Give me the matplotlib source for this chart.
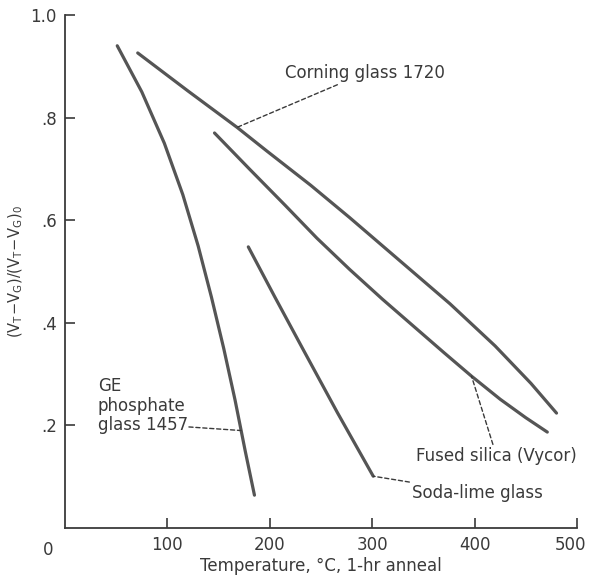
import matplotlib
matplotlib.use("Agg")
import matplotlib.pyplot as plt
from matplotlib.transforms import ScaledTranslation

# Values
ge_temp = [51, 75, 97, 115, 130, 143, 155, 166, 176, 185]
ge_ratio = [0.94, 0.85, 0.75, 0.65, 0.55, 0.45, 0.35, 0.25, 0.15, 0.064]

corning_temp = [71, 120, 168, 197, 240, 278, 327, 376, 420, 455, 480]
corning_ratio = [0.926, 0.852, 0.781, 0.735, 0.668, 0.605, 0.521, 0.437, 0.355, 0.282, 0.224]

vycor_temp = [146, 180, 215, 246, 278, 310, 340, 370, 397, 425, 450, 471]
vycor_ratio = [0.77, 0.70, 0.629, 0.565, 0.504, 0.446, 0.394, 0.342, 0.296, 0.251, 0.215, 0.187]

soda_temp = [179, 205, 232, 266, 301]
soda_ratio = [0.548, 0.45, 0.35, 0.225, 0.101]

x_ticks = [100, 200, 300, 400, 500]
y_ticks = [0.2, 0.4, 0.6, 0.8, 1.0]
y_tick_labels = [".2", ".4", ".6", ".8", "1.0"]

plt.rcParams['font.family'] = ['DejaVu Sans']
ink = '#3a3a3a'
curve = '#555555'

fig = plt.figure(figsize=(5.89, 5.81), dpi=100)
ax = fig.add_axes([0.1104, 0.0912, 0.8692, 0.883])

for t, r in [(ge_temp, ge_ratio), (corning_temp, corning_ratio),
             (vycor_temp, vycor_ratio), (soda_temp, soda_ratio)]:
    ax.plot(t, r, color=curve, lw=2.3, solid_capstyle='round',
            solid_joinstyle='round')

ax.set_xlim(0, 500)
ax.set_ylim(0, 1.0)
ax.spines['top'].set_visible(False)
ax.spines['right'].set_visible(False)
for s in ['left', 'bottom']:
    ax.spines[s].set_color(ink)
    ax.spines[s].set_linewidth(1.3)

ax.set_xticks(x_ticks)
ax.set_yticks(y_ticks)
ax.set_yticklabels(y_tick_labels)
ax.tick_params(direction='in', length=7, width=1.2, color=ink,
               labelcolor=ink, labelsize=12, pad=6)
# last x label sits a bit left so it stays on the canvas
last = ax.get_xticklabels()[-1]
last.set_transform(last.get_transform() + ScaledTranslation(-5 / 72, 0, fig.dpi_scale_trans))

ax.text(-0.022, -0.025, "0", transform=ax.transAxes, ha='right', va='top',
        fontsize=12, color=ink)

ax.set_xlabel("Temperature, °C, 1-hr anneal", fontsize=12, color=ink, labelpad=2)
ax.set_ylabel(r"$(\mathrm{V_T\!-\!V_G})/(\mathrm{V_T\!-\!V_G})_0$", fontsize=10.5,
              color=ink, labelpad=4)

dash = dict(arrowstyle='-', linestyle=(0, (3, 2)), color=ink, lw=1.0,
            shrinkA=0, shrinkB=0)
lbl = dict(fontsize=12, color=ink)

ax.annotate("Corning glass 1720", xy=(168, 0.781), xytext=(215, 0.887),
            ha='left', va='center', arrowprops=dash, **lbl)

ax.text(32, 0.294, "GE\nphosphate\nglass 1457", ha='left', va='top',
        linespacing=1.1, **lbl)
ax.annotate("", xy=(172, 0.19), xytext=(121, 0.197), arrowprops=dash)

ax.annotate("Fused silica (Vycor)", xy=(397, 0.296), xytext=(343, 0.140),
            ha='left', va='center', arrowprops=dash, **lbl)
ax.annotate("Soda-lime glass", xy=(301, 0.101), xytext=(339, 0.068),
            ha='left', va='center', arrowprops=dash, **lbl)

fig.savefig("out.png", dpi=100)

++++++++

» **Required work**
Repeat all of the data above word for word, minus the pictures.

» **Task solution**
Give me the matplotlib source for this chart.
import matplotlib
matplotlib.use("Agg")
import matplotlib.pyplot as plt
from matplotlib.transforms import ScaledTranslation

# Values
ge_temp = [51, 75, 97, 115, 130, 143, 155, 166, 176, 185]
ge_ratio = [0.94, 0.85, 0.75, 0.65, 0.55, 0.45, 0.35, 0.25, 0.15, 0.064]

corning_temp = [71, 120, 168, 197, 240, 278, 327, 376, 420, 455, 480]
corning_ratio = [0.926, 0.852, 0.781, 0.735, 0.668, 0.605, 0.521, 0.437, 0.355, 0.282, 0.224]

vycor_temp = [146, 180, 215, 246, 278, 310, 340, 370, 397, 425, 450, 471]
vycor_ratio = [0.77, 0.70, 0.629, 0.565, 0.504, 0.446, 0.394, 0.342, 0.296, 0.251, 0.215, 0.187]

soda_temp = [179, 205, 232, 266, 301]
soda_ratio = [0.548, 0.45, 0.35, 0.225, 0.101]

x_ticks = [100, 200, 300, 400, 500]
y_ticks = [0.2, 0.4, 0.6, 0.8, 1.0]
y_tick_labels = [".2", ".4", ".6", ".8", "1.0"]

plt.rcParams['font.family'] = ['DejaVu Sans']
ink = '#3a3a3a'
curve = '#555555'

fig = plt.figure(figsize=(5.89, 5.81), dpi=100)
ax = fig.add_axes([0.1104, 0.0912, 0.8692, 0.883])

for t, r in [(ge_temp, ge_ratio), (corning_temp, corning_ratio),
             (vycor_temp, vycor_ratio), (soda_temp, soda_ratio)]:
    ax.plot(t, r, color=curve, lw=2.3, solid_capstyle='round',
            solid_joinstyle='round')

ax.set_xlim(0, 500)
ax.set_ylim(0, 1.0)
ax.spines['top'].set_visible(False)
ax.spines['right'].set_visible(False)
for s in ['left', 'bottom']:
    ax.spines[s].set_color(ink)
    ax.spines[s].set_linewidth(1.3)

ax.set_xticks(x_ticks)
ax.set_yticks(y_ticks)
ax.set_yticklabels(y_tick_labels)
ax.tick_params(direction='in', length=7, width=1.2, color=ink,
               labelcolor=ink, labelsize=12, pad=6)
# last x label sits a bit left so it stays on the canvas
last = ax.get_xticklabels()[-1]
last.set_transform(last.get_transform() + ScaledTranslation(-5 / 72, 0, fig.dpi_scale_trans))

ax.text(-0.022, -0.025, "0", transform=ax.transAxes, ha='right', va='top',
        fontsize=12, color=ink)

ax.set_xlabel("Temperature, °C, 1-hr anneal", fontsize=12, color=ink, labelpad=2)
ax.set_ylabel(r"$(\mathrm{V_T\!-\!V_G})/(\mathrm{V_T\!-\!V_G})_0$", fontsize=10.5,
              color=ink, labelpad=4)

dash = dict(arrowstyle='-', linestyle=(0, (3, 2)), color=ink, lw=1.0,
            shrinkA=0, shrinkB=0)
lbl = dict(fontsize=12, color=ink)

ax.annotate("Corning glass 1720", xy=(168, 0.781), xytext=(215, 0.887),
            ha='left', va='center', arrowprops=dash, **lbl)

ax.text(32, 0.294, "GE\nphosphate\nglass 1457", ha='left', va='top',
        linespacing=1.1, **lbl)
ax.annotate("", xy=(172, 0.19), xytext=(121, 0.197), arrowprops=dash)

ax.annotate("Fused silica (Vycor)", xy=(397, 0.296), xytext=(343, 0.140),
            ha='left', va='center', arrowprops=dash, **lbl)
ax.annotate("Soda-lime glass", xy=(301, 0.101), xytext=(339, 0.068),
            ha='left', va='center', arrowprops=dash, **lbl)

fig.savefig("out.png", dpi=100)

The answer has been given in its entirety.